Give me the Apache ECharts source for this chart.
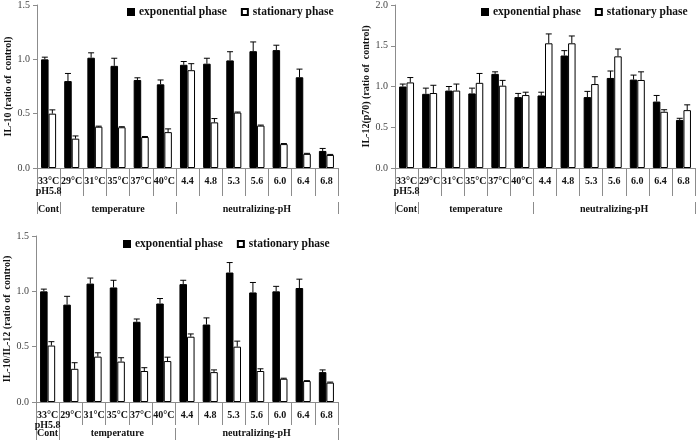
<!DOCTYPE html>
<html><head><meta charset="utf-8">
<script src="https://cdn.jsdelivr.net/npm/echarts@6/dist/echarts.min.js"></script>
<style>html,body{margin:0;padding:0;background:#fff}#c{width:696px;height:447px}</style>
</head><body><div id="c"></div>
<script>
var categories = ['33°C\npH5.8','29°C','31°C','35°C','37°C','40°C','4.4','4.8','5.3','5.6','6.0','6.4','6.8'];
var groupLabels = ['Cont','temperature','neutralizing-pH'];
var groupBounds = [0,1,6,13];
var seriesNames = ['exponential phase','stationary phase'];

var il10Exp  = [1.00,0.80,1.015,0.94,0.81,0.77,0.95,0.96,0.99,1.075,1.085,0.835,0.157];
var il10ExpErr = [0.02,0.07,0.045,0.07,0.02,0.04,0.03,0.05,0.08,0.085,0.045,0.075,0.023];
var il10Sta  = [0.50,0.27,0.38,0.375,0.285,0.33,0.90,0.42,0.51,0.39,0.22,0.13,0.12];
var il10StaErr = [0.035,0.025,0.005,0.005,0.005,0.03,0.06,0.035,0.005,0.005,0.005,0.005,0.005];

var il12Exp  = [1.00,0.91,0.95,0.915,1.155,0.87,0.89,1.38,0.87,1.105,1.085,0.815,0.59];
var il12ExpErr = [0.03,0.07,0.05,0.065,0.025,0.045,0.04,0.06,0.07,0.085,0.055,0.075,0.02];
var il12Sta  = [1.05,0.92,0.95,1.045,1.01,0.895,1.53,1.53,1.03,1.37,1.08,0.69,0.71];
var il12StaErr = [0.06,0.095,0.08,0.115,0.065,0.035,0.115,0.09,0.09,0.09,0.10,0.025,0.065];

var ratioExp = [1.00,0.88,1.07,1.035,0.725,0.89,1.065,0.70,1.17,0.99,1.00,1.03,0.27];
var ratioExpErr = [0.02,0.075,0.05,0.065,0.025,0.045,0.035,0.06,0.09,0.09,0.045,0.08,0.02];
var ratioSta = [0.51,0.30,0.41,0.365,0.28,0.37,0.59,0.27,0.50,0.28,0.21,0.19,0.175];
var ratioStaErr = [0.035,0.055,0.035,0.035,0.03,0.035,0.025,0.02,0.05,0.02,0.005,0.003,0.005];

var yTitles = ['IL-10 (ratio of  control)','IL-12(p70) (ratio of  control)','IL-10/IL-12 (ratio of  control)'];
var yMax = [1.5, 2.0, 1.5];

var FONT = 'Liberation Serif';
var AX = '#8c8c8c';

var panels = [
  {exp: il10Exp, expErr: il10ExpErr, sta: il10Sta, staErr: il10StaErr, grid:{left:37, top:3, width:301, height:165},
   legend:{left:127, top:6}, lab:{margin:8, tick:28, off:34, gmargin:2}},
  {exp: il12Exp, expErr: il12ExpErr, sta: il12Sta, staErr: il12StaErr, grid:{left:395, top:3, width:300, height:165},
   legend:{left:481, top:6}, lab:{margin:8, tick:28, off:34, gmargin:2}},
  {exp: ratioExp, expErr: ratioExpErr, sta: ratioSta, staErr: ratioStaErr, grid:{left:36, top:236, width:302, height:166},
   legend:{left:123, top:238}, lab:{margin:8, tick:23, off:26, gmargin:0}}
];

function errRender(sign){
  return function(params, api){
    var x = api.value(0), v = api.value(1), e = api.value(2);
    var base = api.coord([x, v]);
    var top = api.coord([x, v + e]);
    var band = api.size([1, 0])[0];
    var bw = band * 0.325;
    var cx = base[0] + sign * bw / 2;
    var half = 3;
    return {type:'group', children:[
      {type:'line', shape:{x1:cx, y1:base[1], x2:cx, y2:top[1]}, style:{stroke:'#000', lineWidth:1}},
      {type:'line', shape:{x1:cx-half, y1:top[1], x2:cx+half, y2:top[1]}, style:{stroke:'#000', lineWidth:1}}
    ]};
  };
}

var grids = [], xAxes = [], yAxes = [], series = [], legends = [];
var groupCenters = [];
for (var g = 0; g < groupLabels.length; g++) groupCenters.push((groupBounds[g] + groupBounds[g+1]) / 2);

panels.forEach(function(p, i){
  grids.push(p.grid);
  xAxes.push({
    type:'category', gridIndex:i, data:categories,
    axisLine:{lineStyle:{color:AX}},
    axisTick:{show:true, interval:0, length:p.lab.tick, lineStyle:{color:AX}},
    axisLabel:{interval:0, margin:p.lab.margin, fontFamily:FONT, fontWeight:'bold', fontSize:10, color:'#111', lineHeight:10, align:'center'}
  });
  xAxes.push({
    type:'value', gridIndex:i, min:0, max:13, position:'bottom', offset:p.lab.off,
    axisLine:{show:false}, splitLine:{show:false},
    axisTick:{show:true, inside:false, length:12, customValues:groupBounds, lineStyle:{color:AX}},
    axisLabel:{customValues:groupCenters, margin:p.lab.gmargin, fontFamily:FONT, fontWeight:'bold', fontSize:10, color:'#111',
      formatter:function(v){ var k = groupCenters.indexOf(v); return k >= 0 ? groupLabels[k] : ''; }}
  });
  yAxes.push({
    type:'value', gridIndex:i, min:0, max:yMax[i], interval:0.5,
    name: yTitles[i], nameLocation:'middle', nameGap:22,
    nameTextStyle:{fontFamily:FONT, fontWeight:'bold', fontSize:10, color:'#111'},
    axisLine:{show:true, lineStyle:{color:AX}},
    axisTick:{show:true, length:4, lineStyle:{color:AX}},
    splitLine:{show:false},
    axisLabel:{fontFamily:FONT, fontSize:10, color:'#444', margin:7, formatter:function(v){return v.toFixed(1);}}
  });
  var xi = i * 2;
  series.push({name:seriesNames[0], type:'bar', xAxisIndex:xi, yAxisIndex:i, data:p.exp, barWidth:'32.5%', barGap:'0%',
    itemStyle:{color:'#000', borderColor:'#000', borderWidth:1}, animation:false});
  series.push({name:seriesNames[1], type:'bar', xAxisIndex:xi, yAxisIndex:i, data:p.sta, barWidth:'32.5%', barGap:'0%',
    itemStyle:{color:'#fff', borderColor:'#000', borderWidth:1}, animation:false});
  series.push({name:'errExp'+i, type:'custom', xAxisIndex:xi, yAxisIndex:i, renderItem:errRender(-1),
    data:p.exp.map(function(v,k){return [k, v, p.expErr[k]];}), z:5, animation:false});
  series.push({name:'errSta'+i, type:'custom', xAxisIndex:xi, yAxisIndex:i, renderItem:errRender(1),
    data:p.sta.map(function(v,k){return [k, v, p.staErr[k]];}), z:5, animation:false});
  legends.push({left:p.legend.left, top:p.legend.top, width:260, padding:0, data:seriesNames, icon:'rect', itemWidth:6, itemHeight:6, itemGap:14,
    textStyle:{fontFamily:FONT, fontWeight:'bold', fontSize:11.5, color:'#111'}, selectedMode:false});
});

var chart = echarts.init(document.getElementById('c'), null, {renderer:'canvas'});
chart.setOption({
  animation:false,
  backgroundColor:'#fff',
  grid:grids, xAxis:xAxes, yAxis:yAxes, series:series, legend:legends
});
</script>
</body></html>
======
*What you have to do:*
Write the material out again exactly as it appears, dropping the pictures.

*Task solution:*
Give me the Apache ECharts source for this chart.
<!DOCTYPE html>
<html><head><meta charset="utf-8">
<script src="https://cdn.jsdelivr.net/npm/echarts@6/dist/echarts.min.js"></script>
<style>html,body{margin:0;padding:0;background:#fff}#c{width:696px;height:447px}</style>
</head><body><div id="c"></div>
<script>
var categories = ['33°C\npH5.8','29°C','31°C','35°C','37°C','40°C','4.4','4.8','5.3','5.6','6.0','6.4','6.8'];
var groupLabels = ['Cont','temperature','neutralizing-pH'];
var groupBounds = [0,1,6,13];
var seriesNames = ['exponential phase','stationary phase'];

var il10Exp  = [1.00,0.80,1.015,0.94,0.81,0.77,0.95,0.96,0.99,1.075,1.085,0.835,0.157];
var il10ExpErr = [0.02,0.07,0.045,0.07,0.02,0.04,0.03,0.05,0.08,0.085,0.045,0.075,0.023];
var il10Sta  = [0.50,0.27,0.38,0.375,0.285,0.33,0.90,0.42,0.51,0.39,0.22,0.13,0.12];
var il10StaErr = [0.035,0.025,0.005,0.005,0.005,0.03,0.06,0.035,0.005,0.005,0.005,0.005,0.005];

var il12Exp  = [1.00,0.91,0.95,0.915,1.155,0.87,0.89,1.38,0.87,1.105,1.085,0.815,0.59];
var il12ExpErr = [0.03,0.07,0.05,0.065,0.025,0.045,0.04,0.06,0.07,0.085,0.055,0.075,0.02];
var il12Sta  = [1.05,0.92,0.95,1.045,1.01,0.895,1.53,1.53,1.03,1.37,1.08,0.69,0.71];
var il12StaErr = [0.06,0.095,0.08,0.115,0.065,0.035,0.115,0.09,0.09,0.09,0.10,0.025,0.065];

var ratioExp = [1.00,0.88,1.07,1.035,0.725,0.89,1.065,0.70,1.17,0.99,1.00,1.03,0.27];
var ratioExpErr = [0.02,0.075,0.05,0.065,0.025,0.045,0.035,0.06,0.09,0.09,0.045,0.08,0.02];
var ratioSta = [0.51,0.30,0.41,0.365,0.28,0.37,0.59,0.27,0.50,0.28,0.21,0.19,0.175];
var ratioStaErr = [0.035,0.055,0.035,0.035,0.03,0.035,0.025,0.02,0.05,0.02,0.005,0.003,0.005];

var yTitles = ['IL-10 (ratio of  control)','IL-12(p70) (ratio of  control)','IL-10/IL-12 (ratio of  control)'];
var yMax = [1.5, 2.0, 1.5];

var FONT = 'Liberation Serif';
var AX = '#8c8c8c';

var panels = [
  {exp: il10Exp, expErr: il10ExpErr, sta: il10Sta, staErr: il10StaErr, grid:{left:37, top:3, width:301, height:165},
   legend:{left:127, top:6}, lab:{margin:8, tick:28, off:34, gmargin:2}},
  {exp: il12Exp, expErr: il12ExpErr, sta: il12Sta, staErr: il12StaErr, grid:{left:395, top:3, width:300, height:165},
   legend:{left:481, top:6}, lab:{margin:8, tick:28, off:34, gmargin:2}},
  {exp: ratioExp, expErr: ratioExpErr, sta: ratioSta, staErr: ratioStaErr, grid:{left:36, top:236, width:302, height:166},
   legend:{left:123, top:238}, lab:{margin:8, tick:23, off:26, gmargin:0}}
];

function errRender(sign){
  return function(params, api){
    var x = api.value(0), v = api.value(1), e = api.value(2);
    var base = api.coord([x, v]);
    var top = api.coord([x, v + e]);
    var band = api.size([1, 0])[0];
    var bw = band * 0.325;
    var cx = base[0] + sign * bw / 2;
    var half = 3;
    return {type:'group', children:[
      {type:'line', shape:{x1:cx, y1:base[1], x2:cx, y2:top[1]}, style:{stroke:'#000', lineWidth:1}},
      {type:'line', shape:{x1:cx-half, y1:top[1], x2:cx+half, y2:top[1]}, style:{stroke:'#000', lineWidth:1}}
    ]};
  };
}

var grids = [], xAxes = [], yAxes = [], series = [], legends = [];
var groupCenters = [];
for (var g = 0; g < groupLabels.length; g++) groupCenters.push((groupBounds[g] + groupBounds[g+1]) / 2);

panels.forEach(function(p, i){
  grids.push(p.grid);
  xAxes.push({
    type:'category', gridIndex:i, data:categories,
    axisLine:{lineStyle:{color:AX}},
    axisTick:{show:true, interval:0, length:p.lab.tick, lineStyle:{color:AX}},
    axisLabel:{interval:0, margin:p.lab.margin, fontFamily:FONT, fontWeight:'bold', fontSize:10, color:'#111', lineHeight:10, align:'center'}
  });
  xAxes.push({
    type:'value', gridIndex:i, min:0, max:13, position:'bottom', offset:p.lab.off,
    axisLine:{show:false}, splitLine:{show:false},
    axisTick:{show:true, inside:false, length:12, customValues:groupBounds, lineStyle:{color:AX}},
    axisLabel:{customValues:groupCenters, margin:p.lab.gmargin, fontFamily:FONT, fontWeight:'bold', fontSize:10, color:'#111',
      formatter:function(v){ var k = groupCenters.indexOf(v); return k >= 0 ? groupLabels[k] : ''; }}
  });
  yAxes.push({
    type:'value', gridIndex:i, min:0, max:yMax[i], interval:0.5,
    name: yTitles[i], nameLocation:'middle', nameGap:22,
    nameTextStyle:{fontFamily:FONT, fontWeight:'bold', fontSize:10, color:'#111'},
    axisLine:{show:true, lineStyle:{color:AX}},
    axisTick:{show:true, length:4, lineStyle:{color:AX}},
    splitLine:{show:false},
    axisLabel:{fontFamily:FONT, fontSize:10, color:'#444', margin:7, formatter:function(v){return v.toFixed(1);}}
  });
  var xi = i * 2;
  series.push({name:seriesNames[0], type:'bar', xAxisIndex:xi, yAxisIndex:i, data:p.exp, barWidth:'32.5%', barGap:'0%',
    itemStyle:{color:'#000', borderColor:'#000', borderWidth:1}, animation:false});
  series.push({name:seriesNames[1], type:'bar', xAxisIndex:xi, yAxisIndex:i, data:p.sta, barWidth:'32.5%', barGap:'0%',
    itemStyle:{color:'#fff', borderColor:'#000', borderWidth:1}, animation:false});
  series.push({name:'errExp'+i, type:'custom', xAxisIndex:xi, yAxisIndex:i, renderItem:errRender(-1),
    data:p.exp.map(function(v,k){return [k, v, p.expErr[k]];}), z:5, animation:false});
  series.push({name:'errSta'+i, type:'custom', xAxisIndex:xi, yAxisIndex:i, renderItem:errRender(1),
    data:p.sta.map(function(v,k){return [k, v, p.staErr[k]];}), z:5, animation:false});
  legends.push({left:p.legend.left, top:p.legend.top, width:260, padding:0, data:seriesNames, icon:'rect', itemWidth:6, itemHeight:6, itemGap:14,
    textStyle:{fontFamily:FONT, fontWeight:'bold', fontSize:11.5, color:'#111'}, selectedMode:false});
});

var chart = echarts.init(document.getElementById('c'), null, {renderer:'canvas'});
chart.setOption({
  animation:false,
  backgroundColor:'#fff',
  grid:grids, xAxis:xAxes, yAxis:yAxes, series:series, legend:legends
});
</script>
</body></html>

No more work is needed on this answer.